Circassia finds a second way to put investors’ money under threat
Business development decisions have started the clock on a financial time bomb set to go off within the next three months.
When, in 2016, Circassia’s cat allergy project crashed in the clinic the company was fortunate to have a respiratory disease pipeline to pivot to. Now, however, precisely this respiratory focus threatens to be the UK group’s undoing.
The problem stems from the COPD asset Duaklir, on which a US approval decision is due by March 31: an FDA thumbs-up would trigger a $120m payment to Astrazeneca – money Circassia at present does not have. But a rejection would not get the company out of hot water either, instead making $100m payable to Astra on June 30. While Circassia argues that it has the prospect of a loan, if this does not materialise its solvency is under threat.
Duaklir came to Circassia via a 2017 deal under which Astra washed its hands of a respiratory portfolio acquired for $600m from Allergan, and which Circassia used to bolster a respiratory presence that it kicked off by buying Prosonix the previous year. With Duaklir came a US profit share on the marketed COPD drug Tudorza, and the up-front fee was an undemanding $50m in stock.
Sting in the tail
But there was a sting in the tail: the deal terms included a $100m earn-out on either Duaklir’s US approval or June 30, 2019, whichever occurred first.

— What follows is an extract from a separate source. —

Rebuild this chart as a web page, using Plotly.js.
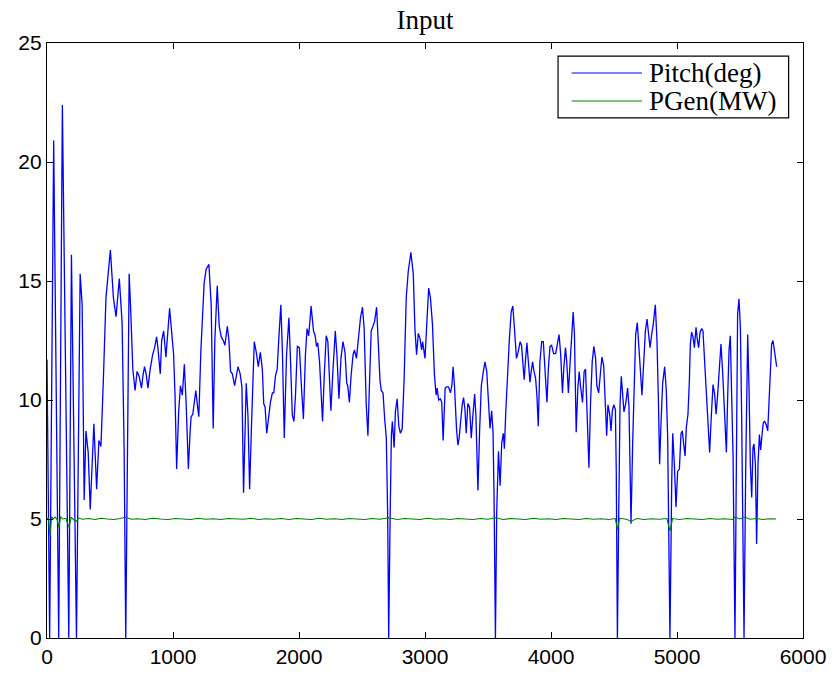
<!DOCTYPE html>
<html>
<head>
<meta charset="utf-8">
<script src="https://cdn.plot.ly/plotly-3.0.1.min.js"></script>
<style>
  html, body { margin: 0; padding: 0; background: #fff; }
  #chart { width: 833px; height: 677px; }
</style>
</head>
<body>
<div id="chart"></div>
<script>
// Blade pitch angle (deg) over time
var pitchX = [
  0, 21, 53, 93, 122, 173, 194, 234, 263, 279,
  295, 309, 327, 343, 372, 394, 412, 428, 447, 468,
  503, 527, 548, 574, 596, 612, 625, 640, 652, 665,
  681, 699, 715, 731, 739, 750, 761, 774, 787, 801,
  819, 838, 854, 870, 880, 899, 910, 926, 944, 960,
  973, 987, 1005, 1016, 1029, 1045, 1059, 1074, 1090, 1104,
  1122, 1136, 1144, 1157, 1181, 1191, 1205, 1221, 1247, 1263,
  1285, 1303, 1319, 1332, 1351, 1367, 1383, 1399, 1412, 1431,
  1444, 1457, 1471, 1489, 1503, 1516, 1533, 1547, 1560, 1581,
  1595, 1608, 1624, 1645, 1661, 1677, 1693, 1709, 1720, 1731,
  1744, 1760, 1773, 1789, 1800, 1813, 1827, 1840, 1856, 1869,
  1883, 1901, 1920, 1933, 1947, 1960, 1973, 1987, 2003, 2019,
  2035, 2051, 2064, 2077, 2096, 2115, 2128, 2139, 2149, 2163,
  2173, 2187, 2200, 2216, 2229, 2243, 2253, 2269, 2288, 2301,
  2317, 2333, 2349, 2365, 2379, 2387, 2400, 2413, 2429, 2440,
  2456, 2472, 2488, 2504, 2517, 2533, 2547, 2560, 2573, 2587,
  2600, 2616, 2629, 2643, 2653, 2667, 2680, 2693, 2704, 2712,
  2723, 2733, 2741, 2755, 2765, 2779, 2792, 2805, 2819, 2835,
  2851, 2867, 2888, 2907, 2920, 2933, 2947, 2960, 2973, 2981,
  3000, 3013, 3029, 3043, 3059, 3075, 3088, 3096, 3109, 3122,
  3133, 3144, 3160, 3170, 3186, 3202, 3213, 3223, 3234, 3250,
  3261, 3271, 3285, 3295, 3306, 3317, 3327, 3340, 3354, 3367,
  3380, 3394, 3404, 3420, 3434, 3447, 3463, 3476, 3490, 3503,
  3516, 3529, 3540, 3548, 3559, 3569, 3583, 3596, 3609, 3622,
  3630, 3641, 3654, 3670, 3684, 3697, 3710, 3726, 3739, 3755,
  3766, 3779, 3787, 3798, 3809, 3819, 3833, 3843, 3854, 3865,
  3878, 3888, 3899, 3912, 3926, 3939, 3952, 3968, 3979, 3992,
  4005, 4021, 4037, 4051, 4064, 4077, 4091, 4101, 4115, 4125,
  4138, 4152, 4165, 4176, 4186, 4200, 4213, 4224, 4234, 4250,
  4263, 4274, 4287, 4301, 4314, 4327, 4340, 4354, 4364, 4378,
  4391, 4404, 4418, 4431, 4442, 4452, 4466, 4476, 4487, 4498,
  4511, 4518, 4527, 4537, 4548, 4558, 4569, 4579, 4593, 4608,
  4619, 4628, 4635, 4648, 4661, 4672, 4685, 4698, 4709, 4722,
  4735, 4749, 4762, 4775, 4786, 4799, 4812, 4828, 4841, 4852,
  4862, 4873, 4886, 4902, 4915, 4926, 4944, 4958, 4966, 4979,
  4992, 5005, 5019, 5032, 5042, 5053, 5064, 5074, 5087, 5098,
  5106, 5116, 5127, 5138, 5151, 5161, 5172, 5183, 5196, 5206,
  5217, 5230, 5243, 5259, 5273, 5286, 5299, 5310, 5323, 5336,
  5349, 5362, 5376, 5392, 5402, 5413, 5423, 5434, 5445, 5460,
  5471, 5481, 5492, 5503, 5513, 5532, 5545, 5553, 5561, 5572,
  5582, 5593, 5603, 5611, 5622, 5632, 5643, 5654, 5664, 5675,
  5685, 5696, 5709, 5720, 5730, 5741, 5751, 5762, 5773, 5781,
  5791
];
var pitchDeg = [
  11.7, 0, 20.9, 0, 22.4, 0, 16.1, 0, 15.3, 14.0,
  5.8, 8.7, 7.8, 5.4, 9.0, 6.25, 8.3, 8.05, 10.8, 14.3,
  16.3, 14.3, 13.5, 15.1, 13.25, 8.0, 0, 9.5, 15.3, 13.7,
  11.3, 10.4, 11.2, 11.0, 10.8, 10.5, 11.0, 11.4, 11.1, 10.5,
  11.3, 11.9, 12.2, 12.65, 12.2, 11.1, 12.5, 12.9, 11.8, 12.8,
  13.85, 13.0, 11.9, 10.2, 7.1, 9.5, 10.6, 10.2, 11.5, 9.9,
  7.1, 8.7, 9.3, 9.4, 10.4, 9.9, 9.3, 12.05, 14.9, 15.5,
  15.7, 14.0, 8.8, 12.5, 14.8, 13.1, 12.65, 12.5, 12.3, 13.1,
  12.5, 11.2, 11.1, 10.6, 11.1, 11.4, 11.1, 10.55, 6.1, 10.7,
  9.35, 6.25, 9.1, 12.45, 12.0, 11.4, 12.0, 11.3, 9.85, 9.7,
  8.6, 9.3, 9.9, 10.3, 10.3, 11.0, 11.3, 12.6, 14.0, 11.9,
  8.4, 11.9, 13.45, 11.6, 9.35, 9.1, 10.3, 12.25, 12.2, 10.6,
  9.2, 11.9, 13.0, 12.7, 13.95, 12.9, 12.7, 12.25, 12.4, 11.6,
  10.3, 9.1, 11.0, 12.7, 12.45, 10.9, 9.55, 11.2, 12.9, 11.9,
  10.05, 11.75, 12.45, 12.0, 10.7, 10.6, 9.9, 11.0, 11.9, 12.1,
  11.75, 12.6, 13.45, 13.9, 13.0, 9.9, 8.5, 10.8, 12.9, 13.1,
  13.3, 13.9, 12.6, 10.8, 10.4, 10.3, 9.2, 8.4, 5.1, 0,
  5.0, 8.5, 9.1, 8.0, 9.5, 10.05, 8.9, 8.6, 8.8, 11.0,
  14.3, 15.4, 16.2, 15.3, 13.0, 11.9, 12.8, 12.6, 12.1, 12.45,
  11.75, 13.2, 14.7, 14.3, 13.2, 11.05, 10.2, 10.5, 10.0, 10.05,
  9.9, 8.3, 10.5, 10.55, 10.55, 10.3, 10.6, 11.4, 10.6, 8.8,
  8.1, 8.4, 9.35, 9.8, 10.1, 9.6, 8.6, 9.85, 9.7, 8.4,
  9.35, 10.25, 9.35, 6.2, 8.8, 10.6, 11.2, 11.6, 11.2, 9.9,
  8.8, 9.55, 8.65, 5.95, 0, 5.25, 7.85, 6.4, 8.2, 8.6,
  7.95, 9.5, 11.2, 12.6, 13.7, 13.95, 13.0, 11.75, 12.0, 12.45,
  12.3, 11.3, 10.85, 11.7, 12.4, 11.7, 10.75, 11.2, 11.6, 11.2,
  10.9, 10.2, 8.9, 11.6, 12.45, 12.45, 11.45, 9.9, 11.3, 12.25,
  12.3, 11.95, 11.95, 12.4, 12.75, 11.9, 10.3, 11.3, 12.2, 11.6,
  10.3, 11.6, 13.0, 13.7, 12.75, 8.65, 10.5, 11.2, 10.6, 9.9,
  11.2, 11.3, 9.35, 7.15, 9.9, 11.6, 12.25, 11.75, 10.6, 10.3,
  11.05, 11.8, 11.45, 9.8, 8.5, 9.8, 9.4, 8.7, 9.55, 9.8,
  9.6, 7.0, 0, 5.0, 9.85, 11.0, 10.1, 9.5, 9.85, 10.5,
  9.7, 7.0, 4.8, 8.15, 11.1, 12.75, 13.25, 12.2, 10.95, 10.2,
  11.5, 12.9, 13.4, 12.75, 12.2, 12.75, 13.2, 14.0, 12.5, 10.1,
  7.3, 9.0, 10.7, 11.4, 10.4, 8.4, 0, 6.5, 8.6, 7.3,
  5.5, 7.0, 7.1, 8.6, 8.7, 8.15, 7.65, 8.85, 9.4, 10.8,
  12.35, 12.85, 12.65, 12.2, 13.05, 12.55, 12.2, 12.85, 13.0, 12.9,
  11.8, 10.5, 9.0, 7.8, 9.4, 10.65, 10.25, 9.4, 10.25, 11.2,
  12.35, 11.2, 9.4, 7.8, 10.1, 12.1, 12.7, 10.65, 7.6, 0,
  8.4, 13.6, 14.25, 13.05, 9.4, 0, 7.0, 11.1, 12.75, 10.4,
  7.3, 5.9, 8.0, 8.15, 7.3, 3.95, 7.3, 8.55, 7.9, 8.55,
  9.05, 9.1, 8.95, 8.7, 9.85, 11.5, 12.35, 12.5, 12.1, 11.8,
  11.4
];

// Generator power (MW) over time
var pgenX = [
  0, 12, 24, 36, 50, 64, 80, 95, 108, 125,
  150, 175, 192, 212, 234, 252, 280, 330, 380, 430,
  480, 530, 580, 625, 670, 720, 780, 840, 900, 960,
  1020, 1080, 1140, 1200, 1260, 1320, 1380, 1440, 1500, 1560,
  1620, 1680, 1740, 1800, 1860, 1920, 1980, 2040, 2100, 2160,
  2220, 2280, 2340, 2400, 2460, 2520, 2580, 2640, 2712, 2780,
  2840, 2900, 2960, 3020, 3080, 3140, 3200, 3260, 3320, 3380,
  3440, 3500, 3559, 3620, 3680, 3740, 3800, 3860, 3920, 3980,
  4040, 4100, 4160, 4220, 4280, 4340, 4400, 4460, 4510, 4527,
  4545, 4600, 4635, 4680, 4740, 4800, 4860, 4920, 4944, 4965,
  5020, 5080, 5140, 5200, 5260, 5320, 5380, 5440, 5460, 5500,
  5532, 5580, 5632, 5680, 5740, 5786
];
var pgenMW = [
  5.02, 5.05, 4.3, 5.1, 5.0, 5.08, 4.98, 4.65, 5.1, 5.0,
  5.03, 4.65, 5.08, 4.97, 4.9, 5.04, 4.99, 5.02, 4.98, 5.03,
  5.0, 4.98, 5.02, 5.07, 4.99, 5.01, 4.98, 5.03, 5.0, 4.98,
  5.02, 5.0, 4.98, 5.03, 4.99, 5.01, 4.98, 5.02, 5.0, 4.99,
  5.03, 4.98, 5.01, 4.99, 5.02, 4.98, 5.02, 5.0, 4.98, 5.03,
  4.99, 5.01, 4.98, 5.02, 5.0, 4.98, 5.02, 4.99, 5.05, 4.98,
  5.02, 5.0, 4.98, 5.03, 4.99, 5.01, 4.98, 5.02, 5.0, 4.98,
  5.02, 4.99, 5.05, 4.98, 5.02, 5.0, 4.98, 5.03, 4.99, 5.01,
  4.98, 5.02, 5.0, 4.98, 5.02, 4.99, 5.01, 4.98, 5.02, 4.55,
  5.03, 4.99, 4.9, 5.02, 4.98, 5.01, 4.99, 5.02, 4.5, 5.02,
  4.98, 5.02, 5.0, 4.98, 5.02, 4.99, 5.01, 4.98, 5.08, 5.0,
  5.08, 4.99, 5.02, 4.98, 5.01, 5.0
];

var xTicks = [0, 1000, 2000, 3000, 4000, 5000, 6000];
var yTicks = [0, 5, 10, 15, 20, 25];

var traces = [
  {
    x: pitchX, y: pitchDeg, name: 'Pitch(deg)', type: 'scatter', mode: 'lines',
    line: { color: '#0000ff', width: 1.3 }
  },
  {
    x: pgenX, y: pgenMW, name: 'PGen(MW)', type: 'scatter', mode: 'lines',
    line: { color: '#008000', width: 1.1 }
  }
];

var axisCommon = {
  showgrid: false, zeroline: false,
  showline: true, linecolor: '#000', linewidth: 1.2,
  mirror: 'ticks', ticks: 'inside', ticklen: 6, tickwidth: 1, tickcolor: '#000',
  tickfont: { family: 'Liberation Sans, Arial, sans-serif', size: 21, color: '#000' }
};

// Boxed legend in the upper right corner: a framed box with a line sample per series
var serif = 'Liberation Serif, Times New Roman, serif';
var legendBox = { x0: 0.676, x1: 0.981, y0: 0.874, y1: 0.978 };
var legendRowsY = [0.9496, 0.9025];
var legendLineX = [0.694, 0.787];
var legendTextX = 0.793;

var shapes = [{
  type: 'rect', xref: 'paper', yref: 'paper',
  x0: legendBox.x0, x1: legendBox.x1, y0: legendBox.y0, y1: legendBox.y1,
  line: { color: '#000', width: 1.2 }, fillcolor: '#fff', layer: 'above'
}];
var annotations = [];
traces.forEach(function (tr, i) {
  shapes.push({
    type: 'line', xref: 'paper', yref: 'paper',
    x0: legendLineX[0], x1: legendLineX[1], y0: legendRowsY[i], y1: legendRowsY[i],
    line: { color: tr.line.color, width: 1.1 }, layer: 'above'
  });
  annotations.push({
    xref: 'paper', yref: 'paper', x: legendTextX, y: legendRowsY[i],
    xanchor: 'left', yanchor: 'middle', showarrow: false,
    text: tr.name, font: { family: serif, size: 27, color: '#000' }
  });
});

var layout = {
  width: 833, height: 677,
  paper_bgcolor: '#fff', plot_bgcolor: '#fff',
  margin: { l: 47, r: 30, t: 43, b: 39 },
  title: {
    text: 'Input',
    font: { family: serif, size: 27, color: '#000' },
    x: 0.5101, xanchor: 'center', y: 0.971, yanchor: 'middle'
  },
  xaxis: Object.assign({}, axisCommon, {
    range: [0, 6000], tickvals: xTicks, ticktext: xTicks.map(String)
  }),
  yaxis: Object.assign({}, axisCommon, {
    range: [0, 25], tickvals: yTicks, ticktext: yTicks.map(String)
  }),
  showlegend: false,
  shapes: shapes,
  annotations: annotations
};

Plotly.newPlot('chart', traces, layout, { displayModeBar: false, staticPlot: true });
</script>
</body>
</html>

That obligation might not have seemed like much in 2017, but today it is the most important element in Circassia’s investment case. After all, the company said it ended 2018 with cash, equivalents and short-term deposits of only £41m ($54m).
And it gets worse: in December, rather than focus on precisely how the looming obligation was going to be met, Circassia paid Astra another $5m for full rights to Tudorza. This put it on the hook for an extra $20m in the event of Duaklir’s US approval, taking the grand total potentially payable to Astra this month to $120m.
With a market cap at just £125m Circassia looks unlikely to pull off an equity raise. Instead the company has floated the idea of “third-party funding”, which presumably means a licensing deal or the taking on of debt. Failing that, there is also apparently the possibility of a loan facility to be provided by Astra.
Circassia pointed out to Vantage that such a loan with Astra had been agreed in principle to have a five-year repayment period, and if this comes to pass the group's immediate existence will not be under threat. But investors look likely to be hit heavily: a loss-making company gearing up its balance sheet is rarely good news, and the debt it takes on is likely to carry a punitive rate of interest.
Of course, were Duaklir and Tudorza game-changing products there might still be a way for Circassia to snatch victory from the jaws of defeat. Sadly, however, this is not the case.
When the Astra deal was done Tudorza sales were already falling, and the best that can be said is that the rate of prescription decline has slowed since then. Last year US sales amounted to only $25m, down from $80m two years earlier.
Duaklir is marketed in Europe, but in the US it has had a tortuous development path; EvaluatePharma sellside consensus is for 2024 global revenue to reach an uninspiring $203m. Astra recently launched a competing drug, the Pearl Therapeutics-derived Bevespi Aerosphere, which has disappointed.
Today Stifel analysts, who rate Circassia with a “sell”, warned that a cash crunch was coming. It is hard to judge whether being on the hook for $120m while boasting two mediocre approved drugs is less bad than facing a $100m obligation with one. Circassia investors will find out soon enough.